Ken-Tye Yong is a Professor in the School of Biomedical Engineering and he also serves as the Associate Dean for External Engagement in the Faculty of Engineering at University of Sydney.

Ken-Tye earned his PhD in Chemical and Biological Engineering from State University of New York at Buffalo, USA. During his postdoctoral training at the Institute of Lasers, Photonics and Biophotonics at SUNY Buffalo, he worked extensively on synthesis and applications of nanomaterials. Prior to be an academic staff at Nanyang Technological University, he was a Samuel Stroum AACR research fellow, studying nanomedicine field where he engineered multimodal nanoprobes for pancreatic cancer detection and targeted gene and drug delivery therapy. Ken-Tye Yong was previously the Provost’s Chair in Electrical and Electronic Engineering, the Director of the Centre of Bio-Devices and Signal Analysis, and Program Director of Nanoelectronics Centre of Excellence at the Nanyang Technological University (NTU).
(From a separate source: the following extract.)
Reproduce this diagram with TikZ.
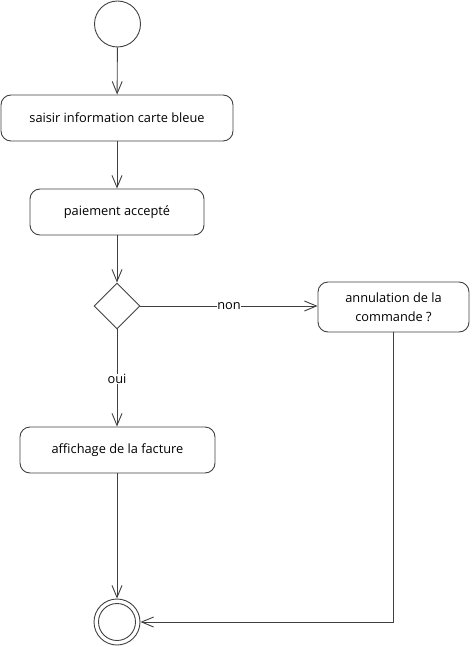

Ken-Tye is the recipient of a few internationally recognized prizes and awards such as 2017 Beilby Medal and Prize for his research work in using quantum dots and metal nanoparticles for nanomedicine, 2018 Rosenhain Medal and Prize for his pioneering work in applying TENG devices, 2D materials, and AIE nanoparticles for biophotonics, and 2018 Distinguished Lecturer Award from the IEEE Photonics Society. The first Beilby Medal and Rosenhain Medal awards were made in 1930 and 1951, respectively. The Beilby Medal and Prize is awarded annually to a scientist or engineer for work that has exceptional practical significance in chemical engineering, applied materials science, energy efficiency or a related field. The Rosenhain Medal and Prize is presented in recognition of distinguished achievement in any branch of materials science, with preference given to nominees in their early career. Ken-Tye is the first person to receive Beilby Medal Prize from an Asian University and the second Asian scientist to receive Rosenhain Medal.